Confined selenium chains in one-dimensional mordenite nanochannels: A TEM and Raman spectroscopy study

Abstract

This study investigates the incorporation of selenium chains into the nanochannels of hydrated mordenite (MOR) using high-resolution TEM imaging, Raman spectroscopy, and computational simulations. The results reveal that selenium chains are successfully incorporated within the mordenite framework, with changes in image contrast confirming its presence. Raman spectroscopy was employed to identify the selenium species in Se-MOR, revealing characteristic vibrational modes associated with trigonal selenium structures. Raman spectrum for Se-MOR displayed peaks at 250 cm^–1, attributed to symmetric bond-stretching, and at 265 cm^–1, linked to antisymmetric bond-stretching, confirming the presence of selenium chains within the nanochannels of the mordenite structure. Crystallographic modeling and TEM analysis show that these selenium chains are integrated into specific nanochannels, influencing the Se-MOR growth directions. TEM imaging and SimulaTEM simulations at 300 and 400 keV in bright field mode show no changes in pure mordenite but reveal darker regions in Se-MOR corresponding to selenium chains.
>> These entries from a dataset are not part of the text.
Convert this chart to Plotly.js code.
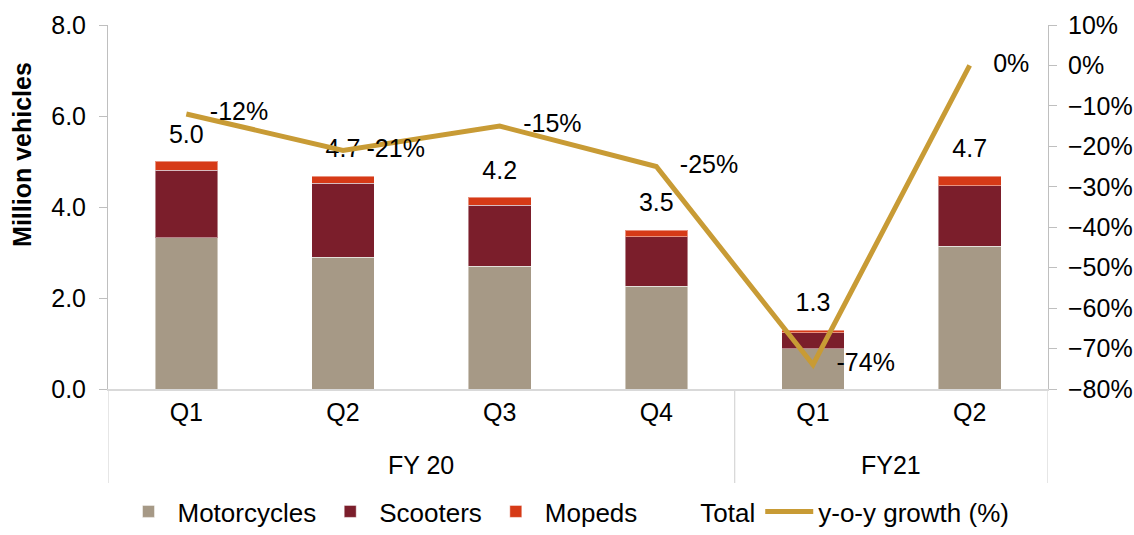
<!DOCTYPE html>
<html>
<head>
<meta charset="utf-8">
<script src="https://cdn.plot.ly/plotly-3.0.1.min.js"></script>
<style>html,body{margin:0;padding:0;background:#fff;}#chart{width:1134px;height:535px;}</style>
</head>
<body>
<div id="chart"></div>
<script>
const fiscalYears = ["FY 20","FY 20","FY 20","FY 20","FY21","FY21"];
const quarters = ["Q1","Q2","Q3","Q4","Q1","Q2"];
const motorcycles = [3.32, 2.90, 2.70, 2.26, 0.89, 3.14];
const scooters = [1.49, 1.62, 1.34, 1.09, 0.35, 1.33];
const mopeds = [0.20, 0.16, 0.17, 0.14, 0.05, 0.21];
const totals = [5.0, 4.7, 4.2, 3.5, 1.3, 4.7];
const growth = [-0.12, -0.21, -0.15, -0.25, -0.74, 0.00];
const growthLabels = ["-12%","-21%","-15%","-25%","-74%","0%"];
const yTitle = "Million vehicles";

const xIdx = quarters.map((_, i) => i);
const fontFam = '"Liberation Sans", Arial, sans-serif';
const FS = 25;
const barLine = {width: 1, color: 'rgba(255,255,255,0.45)'};
const gridGray = '#D9D9D9';

// group spans for the fiscal-year level of the category axis
const groups = [];
fiscalYears.forEach((fy, i) => {
  if (!groups.length || groups[groups.length-1].name !== fy) groups.push({name: fy, start: i, end: i});
  else groups[groups.length-1].end = i;
});

const annotations = groups.map(g => ({
  x: (g.start + g.end) / 2, xref:'x', y: -0.21, yref:'paper', yanchor:'middle',
  text: g.name, showarrow:false, font:{size:FS, color:'#000', family:fontFam}
}));
annotations.push({
  x:0, xref:'paper', xanchor:'center', xshift:-86, y:0.643, yref:'paper', yanchor:'middle',
  text: yTitle, textangle:-90, showarrow:false,
  font:{size:FS, color:'#000', family:fontFam, weight:'bold'}
});

const dividerX = [groups[0].start - 0.5].concat(groups.map(g => g.end + 0.5));
const shapes = dividerX.map(xv => ({
  type:'line', xref:'x', yref:'paper', x0:xv, x1:xv, y0:0, y1:-0.258,
  line:{color:gridGray, width:1.3}, layer:'below'
}));

const traces = [
  {type:'bar', name:'Motorcycles', x:xIdx, y:motorcycles, marker:{color:'#A69986', line:barLine}},
  {type:'bar', name:'Scooters', x:xIdx, y:scooters, marker:{color:'#7B1E2B', line:barLine}},
  {type:'bar', name:'Mopeds', x:xIdx, y:mopeds, marker:{color:'#D63A17', line:barLine}},
  {type:'scatter', name:'Total', x:xIdx, y:totals, mode:'markers+text',
   text: totals.map(v => v.toFixed(1)), textposition:'top center',
   textfont:{size:FS, color:'#000', family:fontFam},
   marker:{size:18, color:'rgba(0,0,0,0)'}, cliponaxis:false},
  {type:'scatter', name:'y-o-y growth (%)', x:xIdx, y:growth, yaxis:'y2', mode:'lines+markers+text',
   text: growthLabels, textposition:'middle right',
   textfont:{size:FS, color:'#000', family:fontFam},
   marker:{size:36, color:'rgba(0,0,0,0)'},
   line:{color:'#C89B35', width:5}, cliponaxis:false}
];

const layout = {
  width:1134, height:535,
  margin:{l:108, r:86, t:25, b:146},
  barmode:'stack', bargap:0.6,
  paper_bgcolor:'#fff', plot_bgcolor:'#fff',
  font:{family:fontFam, size:FS, color:'#000'},
  showlegend:true,
  legend:{orientation:'h', x:0.5, xanchor:'center', xref:'container',
          y:-0.012, yanchor:'bottom', yref:'container',
          font:{size:26, color:'#000'}, traceorder:'normal', itemwidth:48},
  annotations: annotations,
  shapes: shapes,
  xaxis:{range:[-0.5, xIdx.length - 0.5], tickvals:xIdx, ticktext:quarters, automargin:false,
         showline:true, linecolor:gridGray, linewidth:2, showgrid:false, zeroline:false, ticks:'',
         tickfont:{size:FS, color:'#000'}},
  yaxis:{range:[0,8], dtick:2, tickformat:'.1f', showgrid:false, zeroline:false, automargin:false,
         showline:true, linecolor:'#BFBFBF', linewidth:1, ticks:'outside', ticklen:8, tickcolor:'#BFBFBF',
         ticklabelstandoff:8, tickfont:{size:FS, color:'#000'}},
  yaxis2:{overlaying:'y', side:'right', range:[-0.8,0.1], dtick:0.1, tickformat:'.0%', automargin:false,
          showgrid:false, zeroline:false, showline:true, linecolor:'#BFBFBF', linewidth:1,
          ticks:'outside', ticklen:8, tickcolor:'#BFBFBF', ticklabelstandoff:6,
          tickfont:{size:FS, color:'#000'}}
};

Plotly.newPlot('chart', traces, layout, {displayModeBar:false, staticPlot:true});
</script>
</body>
</html>
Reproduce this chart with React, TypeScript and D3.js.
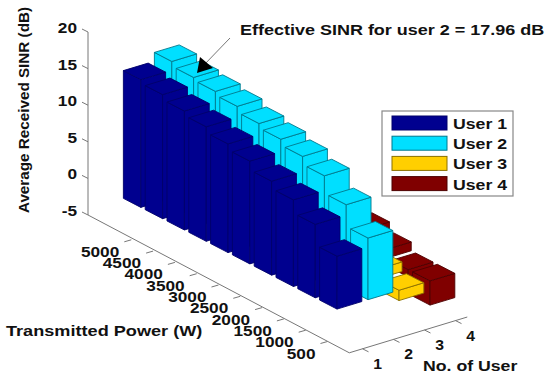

STEM_CELL simulations in dark field mode confirm increased intensity in selenium-rich regions, consistent with conventional TEM mode observation. Comparisons between simulated and experimental Raman spectrum show good agreement, suggesting that selenium chains primarily occupy small nanochannels in hydrated mordenite, while larger nanochannels in dehydrated mordenite may accommodate a range of selenium species. Additionally, the study explores the impact of water molecules on selenium incorporation, showing that only selenium chains are formed in the small channels in the presence of water.